05-03-2025, 20:10
Nuży i im dalej trwa, słuchanie się dłuży. Do połowy łapię się, że mnie trzyma, później zaczyna puszczać.
Mało ważne, ale zapewne, przy tych dużych zespołach, immanentna część marketingu - teledysk, o piekło lepszy, niż ten kinderemometalowy. Taki rzeczywiście z pomysłem, z klatką, na staro zrobiony. Patent był nie raz, wykorzystywany, z tego co jarzę. Cały teledysk mnie się podoba, nawet jakieś lgbtpieski są. Jest ok.
To co po tym drugim kawałku charakterystyczne, jak na razie, jest energia, jest granie na mocy. W tym sensie, spełnia to swoją funkcję, i jak na zespół ze składem specjalnie nie zrewitalizowanym, z muzykami co pewnie mogliby odklepywać już na macie, waleczne to jest. Tak, te dwa kawałki tak bym podsumował. Ja tam czuję tutaj to co chyba najbardziej lubię w metalu. Siłę, moc, jak zwał, tak zwał. Szaleństwo, witalność, pewnie nie, ale uwiąd starczy też nie. Reasumując, nigdy nie widziałem się jako "recenzent", nawet kilkuzdaniowy twórczości Nergala & CO, ale jak mnie na to już naszło, skłamałbym jakbym napisał, że gówno bez energii. Polotu mało, całościowo na bezpiecznie, co nie zmienia postaci, że nie wyczuwam, grania, bo trzeba coś wysrać, aby było pod co zorganizować trasę, pod co sprzedać kolejny wzór szyrta, czy coś tam. Nie mam żadnej ich płyty, nigdy nie miałem, kolejne utwory odsłucham, całą płytę też. Na jakimś dużym feście, nie wzgardzę zobaczeniem, jak te nowe kawałki chodzą, a chodzić muszą, bo jak nagrać aby na koncertach grało, kto jak kto, ale oni akurat wiedzą.
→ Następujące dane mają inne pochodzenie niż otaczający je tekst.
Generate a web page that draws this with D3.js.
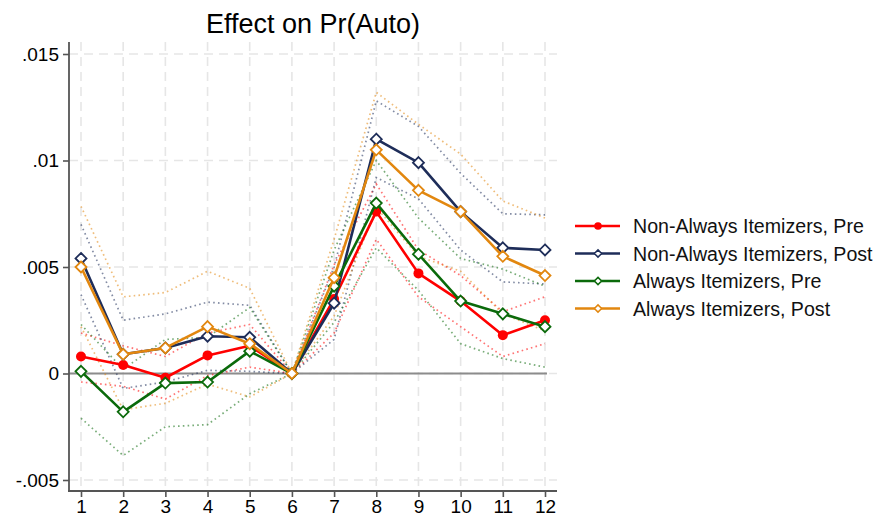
<!DOCTYPE html>
<html>
<head>
<meta charset="utf-8">
<script src="https://cdn.jsdelivr.net/npm/d3@7"></script>
<style>
  html, body { margin: 0; padding: 0; background: #fff; }
  svg { display: block; font-family: "Liberation Sans", Arial, Helvetica, sans-serif; }
</style>
</head>
<body>
<svg id="chart" width="880" height="524"></svg>
<script>
// ---- data ----
const periods = [1, 2, 3, 4, 5, 6, 7, 8, 9, 10, 11, 12];
const yTicks = [-0.005, 0, 0.005, 0.01, 0.015];
const yTickLabels = ["-.005", "0", ".005", ".01", ".015"];
const seriesNames = ["Non-Always Itemizers, Pre", "Non-Always Itemizers, Post", "Always Itemizers, Pre", "Always Itemizers, Post"];

const naPre   = [0.0008, 0.0004, -0.0002, 0.00085, 0.0013, 0, 0.0035, 0.0076, 0.0047, 0.0034, 0.0018, 0.0025];
const naPreLo = [-0.0004, -0.0006, -0.0012, -0.0001, 0.0003, 0, 0.0019, 0.0063, 0.0036, 0.0022, 0.0008, 0.0014];
const naPreHi = [0.0019, 0.0013, 0.0008, 0.0019, 0.0023, 0, 0.0051, 0.0089, 0.0058, 0.0046, 0.0029, 0.0036];

const naPost   = [0.0054, 0.0009, 0.0012, 0.00175, 0.0017, 0, 0.0033, 0.0110, 0.0099, 0.0076, 0.0059, 0.0058];
const naPostLo = [0.0037, -0.0007, -0.0004, 0.00015, 0.0001, 0, 0.0016, 0.0092, 0.0082, 0.0058, 0.0043, 0.0042];
const naPostHi = [0.0070, 0.0025, 0.0028, 0.00335, 0.0032, 0, 0.0050, 0.0128, 0.0116, 0.0094, 0.0075, 0.00745];

const aPre   = [0.0001, -0.0018, -0.00045, -0.0004, 0.00105, 0, 0.0041, 0.0080, 0.0056, 0.0034, 0.0028, 0.0022];
const aPreLo = [-0.0021, -0.00385, -0.0025, -0.0024, -0.00095, 0, 0.0024, 0.0059, 0.0039, 0.0014, 0.0007, 0.0003];
const aPreHi = [0.0023, 0.0002, 0.0016, 0.0017, 0.0031, 0, 0.0058, 0.0100, 0.0073, 0.0054, 0.0049, 0.0041];

const aPost   = [0.0050, 0.0009, 0.0012, 0.0022, 0.0014, 0, 0.0045, 0.0105, 0.0086, 0.0076, 0.0055, 0.0046];
const aPostLo = [0.0022, -0.0017, -0.0014, -0.0005, -0.0011, 0, 0.0027, 0.0078, 0.0055, 0.0048, 0.0028, 0.0020];
const aPostHi = [0.00785, 0.0036, 0.0038, 0.0048, 0.0040, 0, 0.0063, 0.0132, 0.0117, 0.0103, 0.0081, 0.0073];

const colors = ["#ff0000", "#1e2d59", "#0b6a0b", "#e2870f"];
const series = [
  { name: seriesNames[0], est: naPre,  lo: naPreLo,  hi: naPreHi,  color: colors[0], marker: "circle" },
  { name: seriesNames[1], est: naPost, lo: naPostLo, hi: naPostHi, color: colors[1], marker: "diamond" },
  { name: seriesNames[2], est: aPre,   lo: aPreLo,   hi: aPreHi,   color: colors[2], marker: "diamond" },
  { name: seriesNames[3], est: aPost,  lo: aPostLo,  hi: aPostHi,  color: colors[3], marker: "diamond" }
];

// ---- layout ----
const svg = d3.select("#chart");
const axisX = 69, axisBottom = 491, plotTop = 42, plotRight = 557;
const x = d3.scaleLinear().domain([1, 12]).range([81, 545]);
const y = d3.scaleLinear().domain([-0.005, 0.015]).range([480, 54]);

// title
svg.append("text").attr("x", 313).attr("y", 33).attr("text-anchor", "middle")
  .attr("font-size", 27).attr("fill", "#000").text("Effect on Pr(Auto)");

// gridlines
const grid = svg.append("g");
grid.selectAll(".hg").data(yTicks).enter().append("line")
  .attr("x1", axisX).attr("x2", plotRight)
  .attr("y1", d => y(d)).attr("y2", d => y(d))
  .attr("stroke", "#e6e6e6").attr("stroke-width", 1.6).attr("stroke-dasharray", "9,6");
grid.selectAll(".vg").data(periods).enter().append("line")
  .attr("x1", d => x(d)).attr("x2", d => x(d))
  .attr("y1", plotTop).attr("y2", axisBottom)
  .attr("stroke", "#e6e6e6").attr("stroke-width", 1.6).attr("stroke-dasharray", "9,6");

// zero line
svg.append("line").attr("x1", axisX).attr("x2", x(12) + 2)
  .attr("y1", y(0)).attr("y2", y(0)).attr("stroke", "#8c8c8c").attr("stroke-width", 1.8);

// axes
const yAxis = d3.axisLeft(y).tickValues(yTicks).tickSize(6).tickPadding(4)
  .tickFormat((d, i) => yTickLabels[i]);
const gy = svg.append("g").attr("transform", `translate(${axisX},0)`).call(yAxis);
gy.select(".domain").remove();
gy.selectAll(".tick line").attr("stroke", "#555").attr("stroke-width", 1.6);
gy.selectAll(".tick text").attr("font-size", 19).attr("fill", "#000")
  .attr("font-family", "Liberation Sans, Arial, sans-serif");
svg.append("line").attr("x1", axisX).attr("x2", axisX).attr("y1", plotTop).attr("y2", axisBottom)
  .attr("stroke", "#555").attr("stroke-width", 1.8);

const xAxis = d3.axisBottom(x).tickValues(periods).tickSize(6).tickPadding(3).tickFormat(d3.format("d"));
const gx = svg.append("g").attr("transform", `translate(0,${axisBottom})`).call(xAxis);
gx.select(".domain").remove();
gx.selectAll(".tick line").attr("stroke", "#555").attr("stroke-width", 1.6);
gx.selectAll(".tick text").attr("font-size", 19).attr("fill", "#000")
  .attr("font-family", "Liberation Sans, Arial, sans-serif");
svg.append("line").attr("x1", axisX - 1).attr("x2", plotRight).attr("y1", axisBottom).attr("y2", axisBottom)
  .attr("stroke", "#555").attr("stroke-width", 1.8);

// confidence bands (dotted)
const line = d3.line().x((d, i) => x(periods[i])).y(d => y(d));
const bands = svg.append("g");
series.forEach(s => {
  [s.lo, s.hi].forEach(arr => {
    bands.append("path").attr("d", line(arr)).attr("fill", "none")
      .attr("stroke", s.color).attr("stroke-opacity", 0.55)
      .attr("stroke-width", 1.7).attr("stroke-dasharray", "1.6,3.2");
  });
});

// main lines + markers
const diamond = (cx, cy, r) => `M${cx},${cy - r}L${cx + r},${cy}L${cx},${cy + r}L${cx - r},${cy}Z`;
series.forEach(s => {
  const g = svg.append("g");
  g.append("path").attr("d", line(s.est)).attr("fill", "none")
    .attr("stroke", s.color).attr("stroke-width", 2.6).attr("stroke-linejoin", "round");
  if (s.marker === "circle") {
    g.selectAll("circle").data(s.est).enter().append("circle")
      .attr("cx", (d, i) => x(periods[i])).attr("cy", d => y(d)).attr("r", 5)
      .attr("fill", s.color);
  } else {
    g.selectAll("path.m").data(s.est).enter().append("path").attr("class", "m")
      .attr("d", (d, i) => diamond(x(periods[i]), y(d), 5.5))
      .attr("fill", "#fff").attr("stroke", s.color).attr("stroke-width", 1.8);
  }
});

// legend
const legend = svg.append("g");
const rowY = [226, 253.5, 281, 308.5];
series.forEach((s, i) => {
  const gy2 = rowY[i];
  legend.append("line").attr("x1", 575).attr("x2", 620).attr("y1", gy2).attr("y2", gy2)
    .attr("stroke", s.color).attr("stroke-width", 2.6);
  if (s.marker === "circle") {
    legend.append("circle").attr("cx", 598).attr("cy", gy2).attr("r", 3.8).attr("fill", s.color);
  } else {
    legend.append("path").attr("d", diamond(598, gy2, 3.6)).attr("fill", "#fff")
      .attr("stroke", s.color).attr("stroke-width", 1.5);
  }
  legend.append("text").attr("x", 633).attr("y", gy2 + 7).attr("font-size", 19.6)
    .attr("fill", "#111").text(s.name);
});
</script>
</body>
</html>
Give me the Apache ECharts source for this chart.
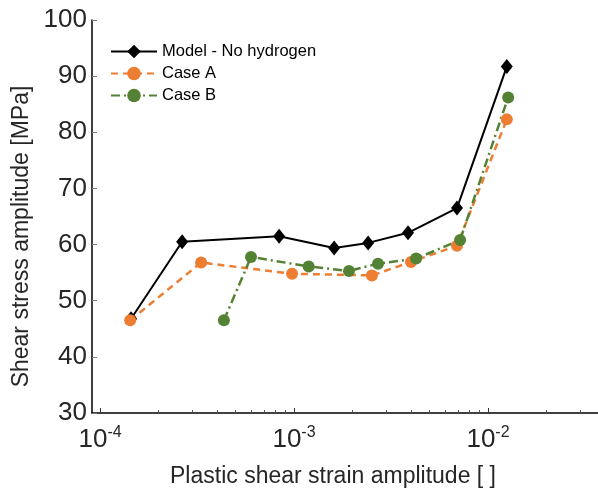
<!DOCTYPE html>
<html>
<head>
    <meta charset="utf-8">
    <title>Shear stress vs plastic shear strain</title>
    <style>
    html, body, #main {
      padding: 0;
      margin: 0;
      height: 100%;
      width: 100%;
      background: #fff;
    }
    </style>
    <script src="https://cdn.jsdelivr.net/npm/echarts@6/dist/echarts.min.js"></script>
</head>
<body>
    <div id="main"></div>
    <script>
    // values
    var modelStrain = [1.445e-4, 2.65e-4, 8.38e-4, 1.61e-3, 2.41e-3, 3.87e-3, 6.92e-3, 1.25e-2];
    var modelStress = [46.8, 60.5, 61.5, 59.4, 60.3, 62.1, 66.5, 91.7];
    var caseAStrain = [1.43e-4, 3.32e-4, 9.77e-4, 2.52e-3, 4.01e-3, 6.92e-3, 1.25e-2];
    var caseAStress = [46.5, 56.8, 54.8, 54.5, 56.9, 59.8, 82.3];
    var caseBStrain = [4.35e-4, 6.0e-4, 1.19e-3, 1.92e-3, 2.71e-3, 4.26e-3, 7.18e-3, 1.27e-2];
    var caseBStress = [46.5, 57.8, 56.1, 55.3, 56.6, 57.5, 60.8, 86.2];
    var majorTicks = [1e-4, 1e-3, 1e-2];
    var minorTicks = [2e-4, 3e-4, 4e-4, 5e-4, 6e-4, 7e-4, 8e-4, 9e-4,
                      2e-3, 3e-3, 4e-3, 5e-3, 6e-3, 7e-3, 8e-3, 9e-3,
                      2e-2, 3e-2];

    function pairs(xs, ys) {
        var out = [];
        for (var i = 0; i < xs.length; i++) {
            out.push([xs[i], ys[i]]);
        }
        return out;
    }

    var xMin = 9.09e-5;
    var xMax = 3.69e-2;
    var font = 'Liberation Sans, Arial, sans-serif';

    var chart = echarts.init(document.getElementById('main'));
    var option = {
        backgroundColor: '#fff',
        animation: false,
        textStyle: { fontFamily: font },
        grid: {
            left: 92,
            right: 0,
            top: 20,
            bottom: 78
        },
        legend: {
            orient: 'vertical',
            left: 110,
            top: 43,
            itemWidth: 46,
            itemHeight: 17,
            itemGap: 5,
            padding: 0,
            textStyle: { fontSize: 16.5, color: '#000', fontFamily: font, lineHeight: 17 },
            data: ['Model - No hydrogen', 'Case A', 'Case B']
        },
        xAxis: [
            {
                type: 'log',
                min: xMin,
                max: xMax,
                name: 'Plastic shear strain amplitude [ ]',
                nameLocation: 'middle',
                nameGap: 52,
                nameTextStyle: { fontSize: 23, color: '#262626', padding: [0, 24, 0, 0] },
                axisLine: { show: true, lineStyle: { color: '#000', width: 1.5 } },
                axisTick: { show: true, inside: true, length: 5, customValues: majorTicks,
                    lineStyle: { color: '#333', width: 1 } },
                axisLabel: {
                    customValues: majorTicks,
                    margin: 12,
                    formatter: function (v) {
                        return '{b|10}{s|' + Math.round(Math.log10(v)) + '}';
                    },
                    rich: {
                        b: { fontSize: 26, color: '#262626', fontFamily: font },
                        s: { fontSize: 16, color: '#262626', fontFamily: font, padding: [0, 0, 14, 0] }
                    }
                },
                splitLine: { show: false },
                minorTick: { show: false }
            },
            {
                type: 'log',
                min: xMin,
                max: xMax,
                position: 'bottom',
                axisLine: { show: false },
                axisTick: { show: true, inside: true, length: 3, customValues: minorTicks,
                    lineStyle: { color: '#555', width: 1 } },
                axisLabel: { show: false },
                splitLine: { show: false }
            }
        ],
        yAxis: {
            type: 'value',
            min: 30,
            max: 100,
            interval: 10,
            name: 'Shear stress amplitude [MPa]',
            nameLocation: 'middle',
            nameGap: 58,
            nameTextStyle: { fontSize: 23, color: '#262626', padding: [0, 40, 0, 0] },
            axisLine: { show: true, lineStyle: { color: '#000', width: 1.5 } },
            axisTick: { show: true, inside: true, length: 5, lineStyle: { color: '#808080' } },
            axisLabel: { fontSize: 26, color: '#262626', margin: 5 },
            splitLine: { show: false }
        },
        series: [
            {
                name: 'Model - No hydrogen',
                type: 'line',
                data: pairs(modelStrain, modelStress),
                symbol: 'diamond',
                symbolSize: [12, 15],
                itemStyle: { color: '#000' },
                lineStyle: { color: '#000', width: 2 }
            },
            {
                name: 'Case A',
                type: 'line',
                data: pairs(caseAStrain, caseAStress),
                symbol: 'circle',
                symbolSize: 12,
                itemStyle: { color: '#ED7D31' },
                lineStyle: { color: '#ED7D31', width: 2.5, type: [7, 5] }
            },
            {
                name: 'Case B',
                type: 'line',
                data: pairs(caseBStrain, caseBStress),
                symbol: 'circle',
                symbolSize: 12,
                itemStyle: { color: '#548235' },
                lineStyle: { color: '#548235', width: 2.5, type: [9, 4, 2, 4] }
            }
        ]
    };
    chart.setOption(option);
    window.onresize = function () {
        chart.resize();
    };
    </script>
</body>
</html>
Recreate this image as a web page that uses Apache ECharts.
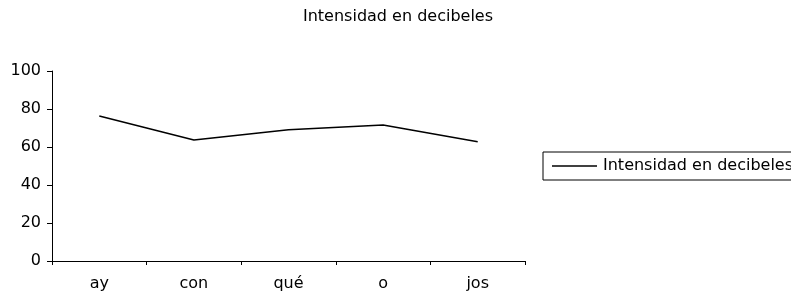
<!DOCTYPE html>
<html>
<head>
<meta charset="utf-8">
<script src="https://cdn.jsdelivr.net/npm/echarts@6/dist/echarts.min.js"></script>
<style>
  html, body { margin: 0; padding: 0; background: #fff; }
  #chart { width: 791px; height: 295px; }
</style>
</head>
<body>
<div id="chart"></div>
<script>
const title = 'Intensidad en decibeles'
const seriesName = 'Intensidad en decibeles'
const categories = ['ay', 'con', 'qué', 'o', 'jos']
const values = [76.3, 63.7, 69.1, 71.6, 62.8]
const yTicks = [0, 20, 40, 60, 80, 100]

const font = 'DejaVu Sans'

const option = {
  animation: false,
  backgroundColor: '#fff',
  title: {
    text: title,
    left: 393,
    textAlign: 'center',
    top: 4,
    textStyle: {
      fontFamily: font,
      fontSize: 16,
      fontWeight: 'normal',
      color: '#000'
    }
  },
  legend: {
    data: [{ name: seriesName, icon: 'rect' }],
    left: 543,
    top: 152,
    orient: 'vertical',
    padding: [6, 9, 6, 9],
    borderColor: '#000',
    borderWidth: 1,
    borderRadius: 0,
    itemWidth: 45,
    itemHeight: 1.5,
    itemGap: 5,
    itemStyle: { color: '#000' },
    textStyle: {
      fontFamily: font,
      fontSize: 16,
      color: '#000',
      padding: [0, 0, 0, 1]
    }
  },
  grid: {
    left: 52,
    right: 266,
    top: 71,
    bottom: 34,
    containLabel: false
  },
  xAxis: {
    type: 'category',
    data: categories,
    boundaryGap: true,
    axisLine: { lineStyle: { color: '#000', width: 1 } },
    axisTick: { show: true, length: 4, lineStyle: { color: '#000' } },
    axisLabel: {
      margin: 15,
      fontFamily: font,
      fontSize: 16,
      color: '#000'
    },
    splitLine: { show: false }
  },
  yAxis: {
    type: 'value',
    min: yTicks[0],
    max: yTicks[yTicks.length - 1],
    interval: yTicks[1] - yTicks[0],
    axisLine: { show: true, lineStyle: { color: '#000', width: 1 } },
    axisTick: { show: true, length: 5, lineStyle: { color: '#000' } },
    axisLabel: {
      margin: 11,
      fontFamily: font,
      fontSize: 16,
      color: '#000'
    },
    splitLine: { show: false }
  },
  series: [
    {
      name: seriesName,
      type: 'line',
      data: values,
      symbol: 'none',
      lineStyle: { color: '#000', width: 1.5 },
      itemStyle: { color: '#000' }
    }
  ]
}

const chart = echarts.init(document.getElementById('chart'), null, { renderer: 'canvas' })
chart.setOption(option)
window.onresize = () => {
  chart.resize()
}
</script>
</body>
</html>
// Tak przy pierwszym kawałku, teraz przy drugim, strasznie mnie się z czymś całościowo te kawałki kojarzą. Z takim doładowanym VLTIMAS najbardziej. W moich kategoriach to raczej komplement, bo ewolucje metalową, muzyczną Davida, raczej oceniam pozytywnie. Poboczne sprawy, to beka, ale metal first u niego chyba jednak, i ten allstar-skład, zwyczajnie przyzwoity jest.